▶ [What to produce]
Using the records provided below, locate and copy each line that contains the word "standalone".

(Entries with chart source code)
[start]

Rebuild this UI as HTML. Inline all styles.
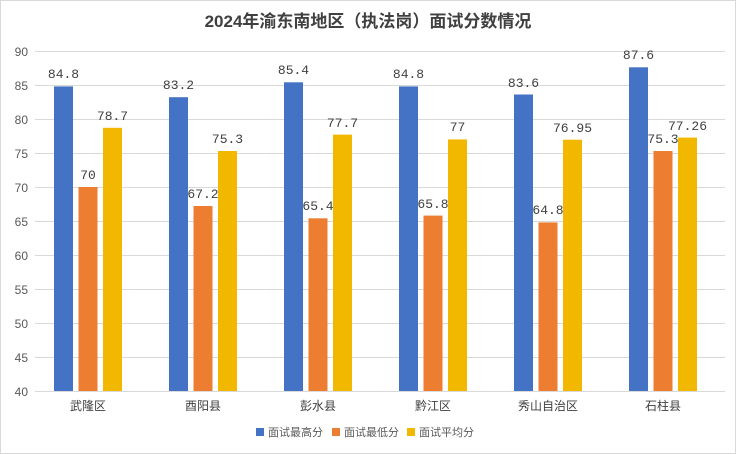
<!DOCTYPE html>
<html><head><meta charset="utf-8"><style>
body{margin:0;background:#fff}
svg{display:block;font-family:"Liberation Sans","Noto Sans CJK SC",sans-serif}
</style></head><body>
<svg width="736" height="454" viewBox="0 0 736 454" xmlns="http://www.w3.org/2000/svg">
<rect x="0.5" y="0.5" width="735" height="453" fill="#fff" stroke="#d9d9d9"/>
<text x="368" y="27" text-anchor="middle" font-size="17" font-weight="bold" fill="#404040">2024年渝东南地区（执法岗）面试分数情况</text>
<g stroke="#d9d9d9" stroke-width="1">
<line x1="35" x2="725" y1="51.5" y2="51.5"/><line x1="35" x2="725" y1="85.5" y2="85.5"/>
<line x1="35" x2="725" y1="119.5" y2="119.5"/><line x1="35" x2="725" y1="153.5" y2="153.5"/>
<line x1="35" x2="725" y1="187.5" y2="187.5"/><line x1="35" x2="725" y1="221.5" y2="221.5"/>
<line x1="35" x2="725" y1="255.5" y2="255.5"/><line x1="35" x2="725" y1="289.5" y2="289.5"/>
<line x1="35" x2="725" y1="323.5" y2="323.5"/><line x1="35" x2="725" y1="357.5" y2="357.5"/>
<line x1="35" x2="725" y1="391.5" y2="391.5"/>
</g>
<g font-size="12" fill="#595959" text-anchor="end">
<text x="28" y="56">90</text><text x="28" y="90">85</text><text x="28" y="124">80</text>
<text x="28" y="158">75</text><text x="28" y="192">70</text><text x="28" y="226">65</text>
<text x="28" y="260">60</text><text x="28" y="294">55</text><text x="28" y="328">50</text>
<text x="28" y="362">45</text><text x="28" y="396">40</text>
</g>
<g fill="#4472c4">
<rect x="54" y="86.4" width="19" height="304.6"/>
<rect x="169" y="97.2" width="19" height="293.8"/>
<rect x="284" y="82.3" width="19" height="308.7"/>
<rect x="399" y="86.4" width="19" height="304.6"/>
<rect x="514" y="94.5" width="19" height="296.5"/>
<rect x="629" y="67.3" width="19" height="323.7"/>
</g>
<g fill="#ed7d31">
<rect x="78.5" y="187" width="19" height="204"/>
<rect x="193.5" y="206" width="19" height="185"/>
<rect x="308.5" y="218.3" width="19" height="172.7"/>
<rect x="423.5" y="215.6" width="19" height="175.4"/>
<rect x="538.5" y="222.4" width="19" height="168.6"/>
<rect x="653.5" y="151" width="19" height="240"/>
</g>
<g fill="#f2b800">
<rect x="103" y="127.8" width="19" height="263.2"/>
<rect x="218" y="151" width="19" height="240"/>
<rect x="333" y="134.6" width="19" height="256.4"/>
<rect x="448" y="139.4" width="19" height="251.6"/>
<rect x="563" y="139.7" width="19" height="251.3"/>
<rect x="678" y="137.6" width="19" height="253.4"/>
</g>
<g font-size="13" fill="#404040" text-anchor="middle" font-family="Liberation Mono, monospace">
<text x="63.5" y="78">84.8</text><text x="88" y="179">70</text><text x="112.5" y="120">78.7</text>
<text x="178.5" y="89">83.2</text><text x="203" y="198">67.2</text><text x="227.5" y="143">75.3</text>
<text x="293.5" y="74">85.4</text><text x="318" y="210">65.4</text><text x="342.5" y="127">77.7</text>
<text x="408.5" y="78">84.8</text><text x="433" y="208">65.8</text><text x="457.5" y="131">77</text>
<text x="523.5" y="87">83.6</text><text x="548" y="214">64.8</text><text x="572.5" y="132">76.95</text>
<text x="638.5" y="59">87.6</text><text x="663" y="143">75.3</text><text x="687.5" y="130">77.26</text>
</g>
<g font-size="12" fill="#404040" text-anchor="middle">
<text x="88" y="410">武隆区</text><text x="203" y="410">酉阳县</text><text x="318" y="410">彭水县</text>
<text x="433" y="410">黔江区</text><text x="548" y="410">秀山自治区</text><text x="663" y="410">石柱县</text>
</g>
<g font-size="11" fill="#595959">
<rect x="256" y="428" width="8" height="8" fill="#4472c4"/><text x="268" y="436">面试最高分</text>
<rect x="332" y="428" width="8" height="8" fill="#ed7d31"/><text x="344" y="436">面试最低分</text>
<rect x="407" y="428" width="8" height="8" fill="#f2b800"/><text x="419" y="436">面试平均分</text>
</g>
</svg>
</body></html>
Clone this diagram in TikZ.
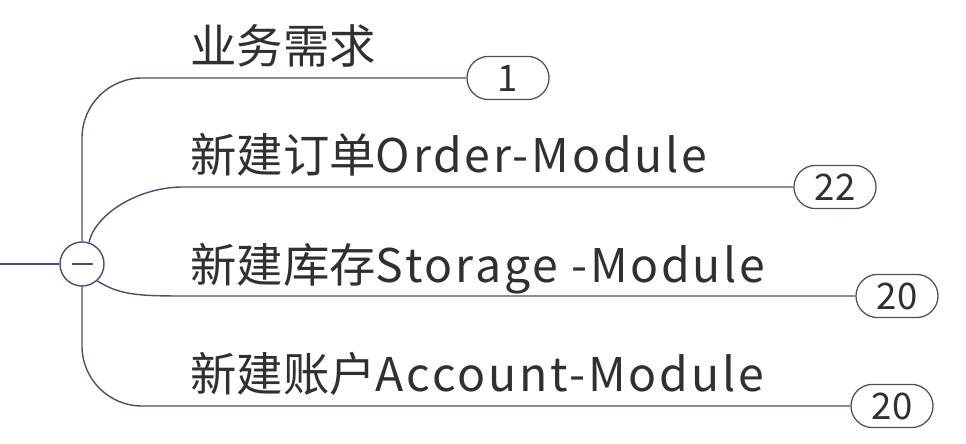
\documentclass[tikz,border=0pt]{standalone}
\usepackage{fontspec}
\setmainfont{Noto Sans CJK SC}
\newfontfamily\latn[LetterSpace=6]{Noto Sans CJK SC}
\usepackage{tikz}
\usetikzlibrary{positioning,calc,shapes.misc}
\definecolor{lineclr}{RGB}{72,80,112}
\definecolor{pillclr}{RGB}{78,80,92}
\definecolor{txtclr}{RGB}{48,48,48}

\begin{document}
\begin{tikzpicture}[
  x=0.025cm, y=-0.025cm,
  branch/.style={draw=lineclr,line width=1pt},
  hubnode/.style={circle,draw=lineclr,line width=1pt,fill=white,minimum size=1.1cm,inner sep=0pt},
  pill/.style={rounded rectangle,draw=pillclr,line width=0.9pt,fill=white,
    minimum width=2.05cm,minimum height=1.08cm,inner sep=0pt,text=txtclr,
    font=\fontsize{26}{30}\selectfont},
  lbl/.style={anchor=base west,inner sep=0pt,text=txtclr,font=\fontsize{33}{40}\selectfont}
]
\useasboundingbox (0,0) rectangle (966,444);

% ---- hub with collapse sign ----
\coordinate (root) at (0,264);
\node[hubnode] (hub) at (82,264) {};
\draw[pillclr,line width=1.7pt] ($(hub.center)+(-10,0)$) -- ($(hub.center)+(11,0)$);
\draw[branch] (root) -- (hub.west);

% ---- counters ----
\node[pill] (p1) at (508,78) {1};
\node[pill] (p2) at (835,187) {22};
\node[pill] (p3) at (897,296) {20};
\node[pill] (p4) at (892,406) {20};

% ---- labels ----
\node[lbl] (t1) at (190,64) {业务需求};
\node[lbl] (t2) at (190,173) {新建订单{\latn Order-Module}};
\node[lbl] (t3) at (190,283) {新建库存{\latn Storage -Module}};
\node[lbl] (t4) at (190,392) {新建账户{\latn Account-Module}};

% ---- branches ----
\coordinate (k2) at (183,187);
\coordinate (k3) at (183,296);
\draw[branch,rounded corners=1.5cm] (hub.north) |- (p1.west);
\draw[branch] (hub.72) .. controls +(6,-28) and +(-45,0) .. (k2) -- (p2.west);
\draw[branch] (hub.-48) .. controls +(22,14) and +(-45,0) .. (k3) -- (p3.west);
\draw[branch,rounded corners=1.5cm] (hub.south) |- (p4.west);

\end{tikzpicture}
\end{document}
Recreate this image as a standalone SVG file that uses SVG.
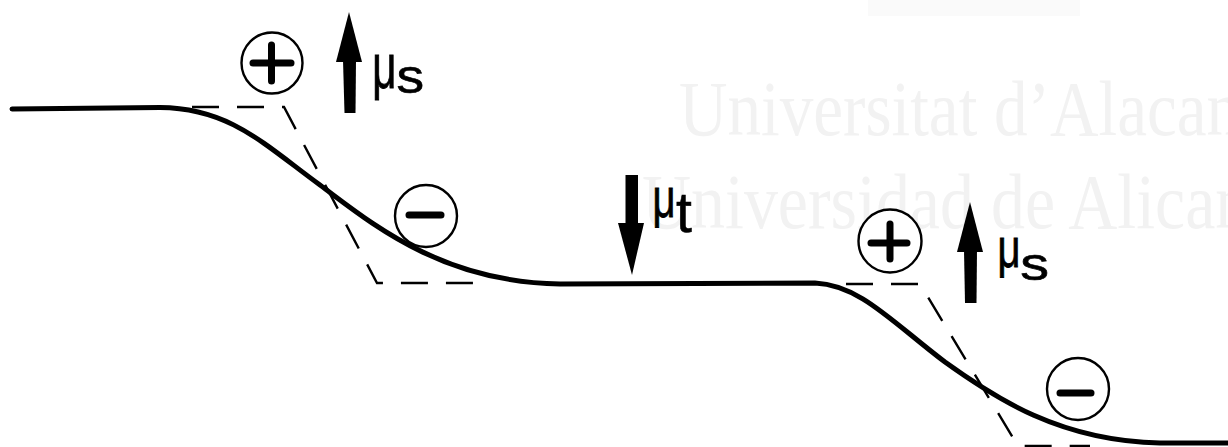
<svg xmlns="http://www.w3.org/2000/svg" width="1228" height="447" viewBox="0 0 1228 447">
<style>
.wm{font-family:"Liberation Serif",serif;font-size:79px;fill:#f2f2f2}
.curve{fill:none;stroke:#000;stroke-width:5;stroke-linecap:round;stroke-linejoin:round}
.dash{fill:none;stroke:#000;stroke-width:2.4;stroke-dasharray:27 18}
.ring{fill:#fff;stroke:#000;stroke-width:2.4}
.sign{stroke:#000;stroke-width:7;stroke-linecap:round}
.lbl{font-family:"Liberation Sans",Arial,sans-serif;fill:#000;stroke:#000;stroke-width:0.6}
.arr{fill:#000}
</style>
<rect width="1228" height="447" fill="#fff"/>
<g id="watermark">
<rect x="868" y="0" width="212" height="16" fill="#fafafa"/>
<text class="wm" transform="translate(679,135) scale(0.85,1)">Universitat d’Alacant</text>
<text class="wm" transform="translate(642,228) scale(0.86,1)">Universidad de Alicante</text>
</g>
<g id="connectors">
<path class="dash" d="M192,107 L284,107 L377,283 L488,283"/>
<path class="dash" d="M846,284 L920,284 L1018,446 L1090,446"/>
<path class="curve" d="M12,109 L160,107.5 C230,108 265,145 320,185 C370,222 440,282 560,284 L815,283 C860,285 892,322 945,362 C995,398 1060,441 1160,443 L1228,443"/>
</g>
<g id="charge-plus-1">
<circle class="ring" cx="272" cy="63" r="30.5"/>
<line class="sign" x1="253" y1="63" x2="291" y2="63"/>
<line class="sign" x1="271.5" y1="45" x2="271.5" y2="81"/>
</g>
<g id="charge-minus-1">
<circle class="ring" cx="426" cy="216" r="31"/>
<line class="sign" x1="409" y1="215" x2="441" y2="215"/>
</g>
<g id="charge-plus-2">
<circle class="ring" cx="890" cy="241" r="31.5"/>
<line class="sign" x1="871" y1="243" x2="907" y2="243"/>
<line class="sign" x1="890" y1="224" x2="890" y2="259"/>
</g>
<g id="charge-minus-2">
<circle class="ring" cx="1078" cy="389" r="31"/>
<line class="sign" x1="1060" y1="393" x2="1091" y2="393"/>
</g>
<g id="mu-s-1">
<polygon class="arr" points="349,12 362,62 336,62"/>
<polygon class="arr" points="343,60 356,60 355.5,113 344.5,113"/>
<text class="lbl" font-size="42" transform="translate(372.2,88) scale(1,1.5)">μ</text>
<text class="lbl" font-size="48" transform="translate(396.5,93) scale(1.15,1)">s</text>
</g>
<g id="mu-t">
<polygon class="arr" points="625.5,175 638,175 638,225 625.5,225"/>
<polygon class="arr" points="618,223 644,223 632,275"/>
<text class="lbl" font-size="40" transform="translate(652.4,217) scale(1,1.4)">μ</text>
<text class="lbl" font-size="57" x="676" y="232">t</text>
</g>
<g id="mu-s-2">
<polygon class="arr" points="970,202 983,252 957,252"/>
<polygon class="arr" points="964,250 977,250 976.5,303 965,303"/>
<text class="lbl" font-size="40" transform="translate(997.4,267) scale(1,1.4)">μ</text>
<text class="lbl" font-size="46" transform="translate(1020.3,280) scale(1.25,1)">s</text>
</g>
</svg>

[end]

▶ [Finished answer]
\documentclass[tikz,border=0pt]{standalone}
Recreate this image as a standalone SVG file that uses SVG.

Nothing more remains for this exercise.